In such a world, we can only dream that we (and those we love) were in another, better America on another, better planet in another, better time. But since that's not possible, let me instead turn you over to TomDispatch regular Frida Berrigan whose dreams of how this world might be, put the eerie world that now is the (dis)United States of America in (as you'll see) a far better context. If only! Tom
A Final Speech from the Great Disrupter
(If Only in My Dreams)
My inbox is full of lament (and encouragement).
My Instagram feed is full of anger and "the arc of the moral universe bends slow but--
My Facebook brims with exhortations to focus on the positive, on what we can control, on the next fight.
I live in a poor Democratic stronghold in southeastern Connecticut. Kamala Harris won our state by more than 200,000 votes. Our seven paltry electoral votes went blue. Here, Jill Stein got a lot more votes than Robert F. Kennedy, Jr., but nowhere near enough to swing the Nutmeg State red.
I didn't plant a Harris/Walz sign on my front walk. I didn't knock on doors in Pennsylvania. I didn't give any money in response to the desperate and constant text messages I received from Kamala Harris, Tim Walz, and dozens of other Democratic pen pals. I also never figured out how to stop those texts from crowding onto my phone.
Now that the election -- the longest for Donald Trump (he started campaigning and fomenting insurrection even before the White House door whacked him on the bottom in 2021) and the shortest (just 107 days) for Kamala Harris -- is over, there's a small voice in my head asking why I didn't go in hard for Kamala's politics of JOY.
I love joy! I love her laugh! But I also know the answer: 43,000 dead in Gaza didn't spark joy. Continued shipments of U.S. weapons to Israel didn't make me happy. For all their good vibes alchemy, the Harris/Walz campaign failed to depart from the Biden administration's blank check for Benjamin Netanyahu's version of saturation bombing.
There's a lot her campaign should have/could have/might have done differently (if they had more time, if they had listened to different strategists) in terms of their ground game, how they spent their money, and who they focused on. There's already a cottage industry of podcasters, pundits, and policy wonks at work figuring out just how and where the Harris/Walz campaign went wrong. But at the end of the day, of course, she lost because Trump won, because white men, atheist men, born-again men, Catholic men, rich men, poor men, men of all colors voted for him.
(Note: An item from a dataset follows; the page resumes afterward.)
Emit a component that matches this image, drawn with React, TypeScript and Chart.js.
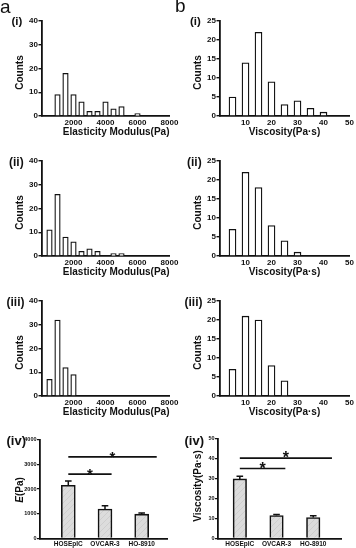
import React, { useEffect, useRef } from "react";
import { Chart, registerables } from "chart.js";

Chart.register(...registerables);

// ---------------- data ----------------
const elasticityBinsI = [1000, 1500, 2000, 2500, 3000, 3500, 4000, 4500, 5000, 6000];
const elasticityCountsI = [9, 18, 9, 6, 2, 2, 6, 3, 4, 1];
const elasticityBinsII = [500, 1000, 1500, 2000, 2500, 3000, 3500, 4500, 5000];
const elasticityCountsII = [11, 26, 8, 6, 2, 3, 2, 1, 1];
const elasticityBinsIII = [500, 1000, 1500, 2000];
const elasticityCountsIII = [7, 32, 12, 9];

const viscosityBinsI = [5, 10, 15, 20, 25, 30, 35, 40];
const viscosityCountsI = [5, 14, 22, 9, 3, 4, 2, 1];
const viscosityBinsII = [5, 10, 15, 20, 25, 30];
const viscosityCountsII = [7, 22, 18, 8, 4, 1];
const viscosityBinsIII = [5, 10, 15, 20, 25];
const viscosityCountsIII = [7, 21, 20, 8, 4];

const elasticityXTicks = [0, 2000, 4000, 6000, 8000];
const elasticityYTicks = [0, 10, 20, 30, 40];
const viscosityXTicks = [0, 10, 20, 30, 40, 50];
const viscosityYTicks = [0, 5, 10, 15, 20, 25];

const cellLines = ["HOSEpIC", "OVCAR-3", "HO-8910"];
const elasticityMean = [2150, 1190, 985];
const elasticityErr = [170, 130, 45];
const elasticityMeanTicks = [0, 1000, 2000, 3000, 4000];
const viscosityMean = [29.8, 11.5, 10.5];
const viscosityErr = [1.3, 0.5, 0.9];
const viscosityMeanTicks = [0, 10, 20, 30, 40, 50];

// significance brackets: [from category, to category, level]
const elasticitySig = [
  [0, 1.18, 2600],
  [0, 2.41, 3300],
];
const viscositySig = [
  [0, 1.24, 35],
  [0, 2.51, 40.2],
];

// ---------------- styling helpers ----------------
const FONT = '"Liberation Sans", Arial, Helvetica, sans-serif';
const INK = "#111111";

type Box = { left: number; top: number; width: number; height: number };
type Area = { L: number; T: number; R: number; B: number };

function fixedLayout(box: Box, area: Area) {
  return {
    padding: {
      left: 0,
      top: area.T - box.top,
      right: box.left + box.width - area.R,
      bottom: 0,
    },
    yWidth: area.L - box.left,
    xHeight: box.top + box.height - area.B,
  };
}

const yTitlePlugin = {
  id: "yTitle",
  afterDraw(chart: any, _args: any, opts: any) {
    if (!opts || !opts.parts) return;
    const { ctx, chartArea } = chart;
    ctx.save();
    const cy = (chartArea.top + chartArea.bottom) / 2 + (opts.dy || 0);
    ctx.translate(opts.x, cy);
    ctx.rotate(-Math.PI / 2);
    ctx.fillStyle = INK;
    ctx.textBaseline = "middle";
    ctx.textAlign = "left";
    const fonts = opts.parts.map(
      (p: any) => `${p.italic ? "italic " : ""}bold ${opts.size}px ${FONT}`
    );
    let total = 0;
    const widths = opts.parts.map((p: any, i: number) => {
      ctx.font = fonts[i];
      const w = ctx.measureText(p.text).width;
      total += w;
      return w;
    });
    let x = -total / 2;
    opts.parts.forEach((p: any, i: number) => {
      ctx.font = fonts[i];
      ctx.fillText(p.text, x, 0);
      x += widths[i];
    });
    ctx.restore();
  },
};

const statsPlugin = {
  id: "stats",
  afterDatasetsDraw(chart: any, _args: any, opts: any) {
    if (!opts || !opts.means) return;
    const { ctx } = chart;
    const xs = chart.scales.x;
    const ys = chart.scales.y;
    ctx.save();
    ctx.strokeStyle = INK;
    ctx.fillStyle = INK;
    ctx.lineWidth = 1.5;
    opts.means.forEach((m: number, i: number) => {
      const px = xs.getPixelForValue(i);
      const top = ys.getPixelForValue(m);
      const end = ys.getPixelForValue(m + opts.errs[i]);
      ctx.beginPath();
      ctx.moveTo(px, top);
      ctx.lineTo(px, end);
      ctx.moveTo(px - opts.cap, end);
      ctx.lineTo(px + opts.cap, end);
      ctx.stroke();
    });
    ctx.lineWidth = 1.6;
    opts.sig.forEach((s: number[]) => {
      const x1 = xs.getPixelForValue(s[0]);
      const x2 = xs.getPixelForValue(s[1]);
      const py = ys.getPixelForValue(s[2]);
      ctx.beginPath();
      ctx.moveTo(x1, py);
      ctx.lineTo(x2, py);
      ctx.stroke();
      ctx.font = `bold ${opts.starSize}px ${FONT}`;
      ctx.textAlign = "center";
      ctx.textBaseline = "alphabetic";
      ctx.fillText("*", (x1 + x2) / 2, py + opts.starDy);
    });
    ctx.restore();
  },
};

function makeHatch(): any {
  const c = document.createElement("canvas");
  c.width = 6;
  c.height = 6;
  const g = c.getContext("2d")!;
  g.fillStyle = "#dcdcdc";
  g.fillRect(0, 0, 6, 6);
  g.strokeStyle = "#c4c4c4";
  g.lineWidth = 0.6;
  g.beginPath();
  g.moveTo(0, 6);
  g.lineTo(6, 0);
  g.moveTo(-1, 1);
  g.lineTo(1, -1);
  g.moveTo(5, 7);
  g.lineTo(7, 5);
  g.stroke();
  return g.createPattern(c, "repeat");
}

type HistSpec = {
  box: Box;
  area: Area;
  bins: number[];
  counts: number[];
  xMax: number;
  xTicks: number[];
  yMax: number;
  yTicks: number[];
  bar: number;
  xTitle: string;
  titleAlign: "start" | "center" | "end";
  yTitleX: number;
};

function buildHistogram(canvas: HTMLCanvasElement, s: HistSpec) {
  const lay = fixedLayout(s.box, s.area);
  const tickFont = { family: FONT, size: 8, weight: "bold" as const };
  return new Chart(canvas, {
    type: "bar",
    data: {
      datasets: [
        {
          data: s.bins.map((b, i) => ({ x: b, y: s.counts[i] })) as any,
          backgroundColor: "#ffffff",
          borderColor: INK,
          borderWidth: 1.3,
          barThickness: s.bar,
        },
      ],
    },
    options: {
      responsive: false,
      animation: false,
      devicePixelRatio: 1,
      layout: { padding: lay.padding },
      plugins: {
        legend: { display: false },
        tooltip: { enabled: false },
        yTitle: {
          parts: [{ text: "Counts" }],
          size: 10,
          x: s.yTitleX - s.box.left,
          dy: 4,
        },
      } as any,
      scales: {
        x: {
          type: "linear",
          min: 0,
          max: s.xMax,
          offset: false,
          afterBuildTicks: (sc: any) => {
            sc.ticks = s.xTicks.map((v) => ({ value: v }));
          },
          ticks: {
            callback: (v: any) => (v === 0 ? "" : String(v)),
            font: tickFont,
            color: INK,
            padding: 1.5,
            maxRotation: 0,
            autoSkip: false,
          },
          grid: { display: false, drawTicks: false },
          border: { display: true, color: INK, width: 1.8 },
          title: {
            display: true,
            text: s.xTitle,
            align: s.titleAlign,
            color: INK,
            font: { family: FONT, size: 10, weight: "bold" },
            padding: 0,
          },
          afterFit: (sc: any) => {
            sc.height = lay.xHeight;
            sc.paddingLeft = 0;
            sc.paddingRight = 0;
          },
        },
        y: {
          type: "linear",
          min: 0,
          max: s.yMax,
          afterBuildTicks: (sc: any) => {
            sc.ticks = s.yTicks.map((v) => ({ value: v }));
          },
          ticks: {
            callback: (v: any) => String(v),
            font: tickFont,
            color: INK,
            padding: 0.5,
          },
          grid: {
            display: true,
            drawOnChartArea: false,
            drawTicks: true,
            tickLength: 3,
            color: INK,
            lineWidth: 1.4,
          },
          border: { display: true, color: INK, width: 1.8 },
          afterFit: (sc: any) => {
            sc.width = lay.yWidth;
            sc.paddingTop = 0;
            sc.paddingBottom = 0;
          },
        },
      },
    } as any,
    plugins: [yTitlePlugin],
  });
}

type MeanSpec = {
  box: Box;
  area: Area;
  means: number[];
  errs: number[];
  sig: number[][];
  yMax: number;
  yTicks: number[];
  xMin: number;
  xMax: number;
  bar: number;
  yTitleParts: { text: string; italic?: boolean }[];
  yTitleX: number;
  yTitleDy: number;
  starSize: number;
};

function buildMeans(canvas: HTMLCanvasElement, s: MeanSpec) {
  const lay = fixedLayout(s.box, s.area);
  return new Chart(canvas, {
    type: "bar",
    data: {
      datasets: [
        {
          data: s.means.map((m, i) => ({ x: i, y: m })) as any,
          backgroundColor: makeHatch(),
          borderColor: INK,
          borderWidth: 1.6,
          barThickness: s.bar,
        },
      ],
    },
    options: {
      responsive: false,
      animation: false,
      devicePixelRatio: 1,
      layout: { padding: lay.padding },
      plugins: {
        legend: { display: false },
        tooltip: { enabled: false },
        yTitle: {
          parts: s.yTitleParts,
          size: 10,
          x: s.yTitleX - s.box.left,
          dy: s.yTitleDy,
        },
        stats: {
          means: s.means,
          errs: s.errs,
          sig: s.sig,
          cap: 3.3,
          starSize: s.starSize,
          starDy: 5,
        },
      } as any,
      scales: {
        x: {
          type: "linear",
          min: s.xMin,
          max: s.xMax,
          offset: false,
          afterBuildTicks: (sc: any) => {
            sc.ticks = cellLines.map((_, i) => ({ value: i }));
          },
          ticks: {
            callback: (v: any) => cellLines[v] ?? "",
            font: { family: FONT, size: 6.5, weight: "bold" },
            color: INK,
            padding: 1.5,
            maxRotation: 0,
            autoSkip: false,
          },
          grid: { display: false, drawTicks: false },
          border: { display: true, color: INK, width: 1.8 },
          afterFit: (sc: any) => {
            sc.height = lay.xHeight;
            sc.paddingLeft = 0;
            sc.paddingRight = 0;
          },
        },
        y: {
          type: "linear",
          min: 0,
          max: s.yMax,
          afterBuildTicks: (sc: any) => {
            sc.ticks = s.yTicks.map((v) => ({ value: v }));
          },
          ticks: {
            callback: (v: any) => String(v),
            font: { family: FONT, size: 5.5, weight: "bold" },
            color: INK,
            padding: 0.5,
          },
          grid: {
            display: true,
            drawOnChartArea: false,
            drawTicks: true,
            tickLength: 2.5,
            color: INK,
            lineWidth: 1.3,
          },
          border: { display: true, color: INK, width: 1.8 },
          afterFit: (sc: any) => {
            sc.width = lay.yWidth;
            sc.paddingTop = 0;
            sc.paddingBottom = 0;
          },
        },
      },
    } as any,
    plugins: [yTitlePlugin, statsPlugin],
  });
}

function ChartCanvas({ box, make }: { box: Box; make: (c: HTMLCanvasElement) => Chart }) {
  const ref = useRef<HTMLCanvasElement>(null);
  useEffect(() => {
    const chart = make(ref.current!);
    return () => chart.destroy();
  }, []);
  return (
    <canvas
      ref={ref}
      width={box.width}
      height={box.height}
      style={{
        position: "absolute",
        left: box.left,
        top: box.top,
        width: box.width,
        height: box.height,
      }}
    />
  );
}

function Label({
  x,
  y,
  text,
  size,
  bold = true,
}: {
  x: number;
  y: number;
  text: string;
  size: number;
  bold?: boolean;
}) {
  return (
    <div
      style={{
        position: "absolute",
        left: x,
        top: y,
        transform: "translateY(-50%)",
        fontFamily: FONT,
        fontSize: size,
        fontWeight: bold ? "bold" : "normal",
        lineHeight: 1,
        whiteSpace: "nowrap",
        color: INK,
      }}
    >
      {text}
    </div>
  );
}

// rows of histogram panels: top / bottom of the plot area
const rowAreas = [
  { T: 21, B: 116 },
  { T: 161, B: 256 },
  { T: 301, B: 396 },
];

export default function App() {
  const elasticityData = [
    [elasticityBinsI, elasticityCountsI],
    [elasticityBinsII, elasticityCountsII],
    [elasticityBinsIII, elasticityCountsIII],
  ];
  const viscosityData = [
    [viscosityBinsI, viscosityCountsI],
    [viscosityBinsII, viscosityCountsII],
    [viscosityBinsIII, viscosityCountsIII],
  ];

  const hists: HistSpec[] = [];
  rowAreas.forEach((r, i) => {
    hists.push({
      box: { left: 0, top: r.T - 13, width: 182, height: r.B + 22 - (r.T - 13) },
      area: { L: 41.5, T: r.T, R: 169.5, B: r.B },
      bins: elasticityData[i][0],
      counts: elasticityData[i][1],
      xMax: 8000,
      xTicks: elasticityXTicks,
      yMax: 40,
      yTicks: elasticityYTicks,
      bar: 5.5,
      xTitle: "Elasticity Modulus(Pa)",
      titleAlign: "end",
      yTitleX: 20.3,
    });
    hists.push({
      box: { left: 178, top: r.T - 13, width: 178, height: r.B + 22 - (r.T - 13) },
      area: { L: 219.5, T: r.T, R: 349.5, B: r.B },
      bins: viscosityData[i][0],
      counts: viscosityData[i][1],
      xMax: 50,
      xTicks: viscosityXTicks,
      yMax: 25,
      yTicks: viscosityYTicks,
      bar: 7,
      xTitle: "Viscosity(Pa·s)",
      titleAlign: "center",
      yTitleX: 198.3,
    });
  });

  const meanA: MeanSpec = {
    box: { left: 0, top: 428, width: 178, height: 120 },
    area: { L: 39.5, T: 439.5, R: 167, B: 538.5 },
    means: elasticityMean,
    errs: elasticityErr,
    sig: elasticitySig,
    yMax: 4000,
    yTicks: elasticityMeanTicks,
    xMin: -0.785,
    xMax: 2.69,
    bar: 14,
    yTitleParts: [{ text: "E", italic: true }, { text: "(Pa)" }],
    yTitleX: 20.3,
    yTitleDy: 1,
    starSize: 15,
  };
  const meanB: MeanSpec = {
    box: { left: 178, top: 428, width: 178, height: 120 },
    area: { L: 217.5, T: 438.5, R: 341.5, B: 538.5 },
    means: viscosityMean,
    errs: viscosityErr,
    sig: viscositySig,
    yMax: 50,
    yTicks: viscosityMeanTicks,
    xMin: -0.608,
    xMax: 2.77,
    bar: 13.5,
    yTitleParts: [{ text: "Viscosity(Pa·s)" }],
    yTitleX: 198.3,
    yTitleDy: -2.5,
    starSize: 16,
  };

  return (
    <div
      style={{
        position: "absolute",
        left: 0,
        top: 0,
        width: 356,
        height: 548,
        background: "#ffffff",
        overflow: "hidden",
      }}
    >
      {hists.map((h, i) => (
        <ChartCanvas key={i} box={h.box} make={(c) => buildHistogram(c, h)} />
      ))}
      <ChartCanvas box={meanA.box} make={(c) => buildMeans(c, meanA)} />
      <ChartCanvas box={meanB.box} make={(c) => buildMeans(c, meanB)} />

      <Label x={0} y={6} text="a" size={19} bold={false} />
      <Label x={175} y={5} text="b" size={19} bold={false} />
      <Label x={11.5} y={21.5} text="(i)" size={11.5} />
      <Label x={190} y={21.5} text="(i)" size={11.5} />
      <Label x={9} y={162} text="(ii)" size={12} />
      <Label x={187} y={162} text="(ii)" size={12} />
      <Label x={6.5} y={302} text="(iii)" size={12} />
      <Label x={184.5} y={302} text="(iii)" size={12} />
      <Label x={6.5} y={440} text="(iv)" size={13} />
      <Label x={184.5} y={440} text="(iv)" size={13} />
    </div>
  );
}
They embraced his misogyny; his nativism; his racism; his Teflon-Don persona; his tall walls and barbed wire; his hatred of trans kids and gender as a spectrum; and his well-financed, loudly declared, legislatively-wired hatred of just about anyone who isn't like him. Or maybe, just maybe, they held their noses against that foul hate-fest and voted for him because of some small, single, shining promise that rang out for them amid the cacophony of his raucous, roadshowing campaign. Who knows?
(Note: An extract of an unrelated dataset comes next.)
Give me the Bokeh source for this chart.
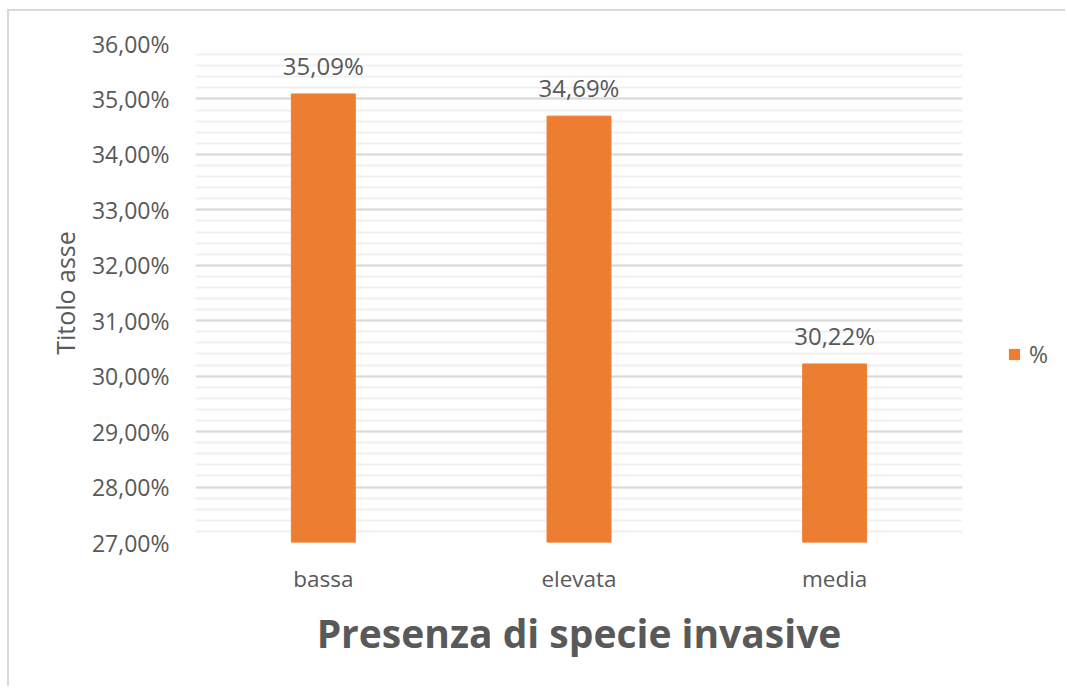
from bokeh.plotting import figure
from bokeh.layouts import row
from bokeh.models import (ColumnDataSource, FactorRange, Range1d, FixedTicker,
                          CustomJSTickFormatter, LabelSet, Legend, LegendItem)
from bokeh.core.properties import value
from bokeh.embed import file_html
from bokeh.resources import INLINE

categories = ["bassa", "elevata", "media"]
values = [35.09, 34.69, 30.22]
labels = ["35,09%", "34,69%", "30,22%"]
major_ticks = [27, 28, 29, 30, 31, 32, 33, 34, 35, 36]
series_name = "%"

FONT = "Open Sans"
TXT = "#595959"
BAR = "#ED7D31"

src = ColumnDataSource(dict(cat=categories, val=values, lab=labels,
                            base=[27] * len(values)))

p = figure(width=980, height=675, output_backend="svg", toolbar_location=None,
           x_range=FactorRange(factors=categories, range_padding=0),
           y_range=Range1d(27, 36))
p.min_border_left = 186
p.min_border_right = 27
p.min_border_top = 32
p.min_border_bottom = 144
p.outline_line_color = None
p.background_fill_color = "white"
p.border_fill_color = "white"

r = p.vbar(x="cat", top="val", bottom="base", width=0.25, source=src,
           fill_color=BAR, line_color=BAR)

minor = [27 + i * 0.2 for i in range(46)]
p.yaxis.ticker = FixedTicker(ticks=major_ticks, minor_ticks=minor)
p.yaxis.formatter = CustomJSTickFormatter(
    code="return tick.toFixed(2).replace('.', ',') + '%';")

p.ygrid.grid_line_color = "#d9d9d9"
p.ygrid.grid_line_width = 2
p.ygrid.minor_grid_line_color = "#f0f0f0"
p.ygrid.minor_grid_line_width = 2
p.xgrid.grid_line_color = None

for ax in (p.xaxis, p.yaxis):
    ax.axis_line_color = None
    ax.major_tick_line_color = None
    ax.minor_tick_line_color = None
    ax.major_label_text_font = FONT
    ax.major_label_text_color = TXT
    ax.major_label_text_font_size = "22.5px"
    ax.axis_label_text_font = FONT
    ax.axis_label_text_color = TXT
    ax.axis_label_text_font_style = "normal"

p.yaxis.major_label_text_font_size = "23px"
p.yaxis.axis_label = "Titolo asse"
p.yaxis.axis_label_text_font_size = "25px"
p.yaxis.major_label_standoff = 20
p.yaxis.axis_label_standoff = 7

p.xaxis.axis_label = "Presenza di specie invasive"
p.xaxis.axis_label_text_font_size = "39px"
p.xaxis.axis_label_text_font_style = "bold"
p.xaxis.major_label_standoff = 14
p.xaxis.axis_label_standoff = 9

ls = LabelSet(x="cat", y="val", text="lab", source=src, text_align="center",
              text_baseline="alphabetic", y_offset=19,
              text_font_size="24px", text_color=TXT, text_font=value(FONT))
p.add_layout(ls)

# legend panel (to the right of the plot area); its frame is aligned with p's
q = figure(width=76, height=675, output_backend="svg", toolbar_location=None,
           x_range=Range1d(0, 1), y_range=Range1d(0, 1),
           x_axis_location=None, y_axis_location=None, min_border=0)
q.outline_line_color = None
q.grid.visible = False
q.border_fill_color = "white"
swatch_src = ColumnDataSource(dict(x=[50], top=[50], bottom=[49]))
swatch = q.vbar(x="x", top="top", bottom="bottom", width=0.1, source=swatch_src,
                fill_color=BAR, line_color=None)
legend = Legend(items=[LegendItem(label=series_name, renderers=[swatch])],
                location=(18, 172), border_line_color=None,
                background_fill_alpha=0, label_text_font=FONT,
                label_text_color=TXT, label_text_font_size="23px",
                glyph_width=14, glyph_height=14, padding=2, margin=0,
                label_standoff=8)
q.add_layout(legend)

layout = row(p, q)
layout.styles = {"margin-left": "7px", "margin-top": "9px",
                 "border-left": "2px solid #d9d9d9",
                 "border-top": "2px solid #d9d9d9"}

open("out.html", "w").write(file_html(layout, INLINE))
I'm not a pundit, a podcaster, or a policy wonk. I'm not a Democratic Party insider. In fact, I've often (but not in 2024) voted Green. I'm a mother of three bright, opinionated kids, two of whom don't fit neatly into the rigid gender-presentation box now mandated by the Republican leadership. All three of those gorgeous human beings love peace and kindness. They're friendly and trusting, as well as sharp and capable of sniffing out hypocrisy and equivocation. The day after the election, I sent them off to school with a warm lecture on staying true to our values of kindness and recognizing the inherent worth and dignity of every person -- even those who voted for Trump. "No one we know would vote for him," my son asserted with the confidence of the young. He is incorrect. More than 75 million people in this country voted for him. We certainly know some of them" Some of them are our friends.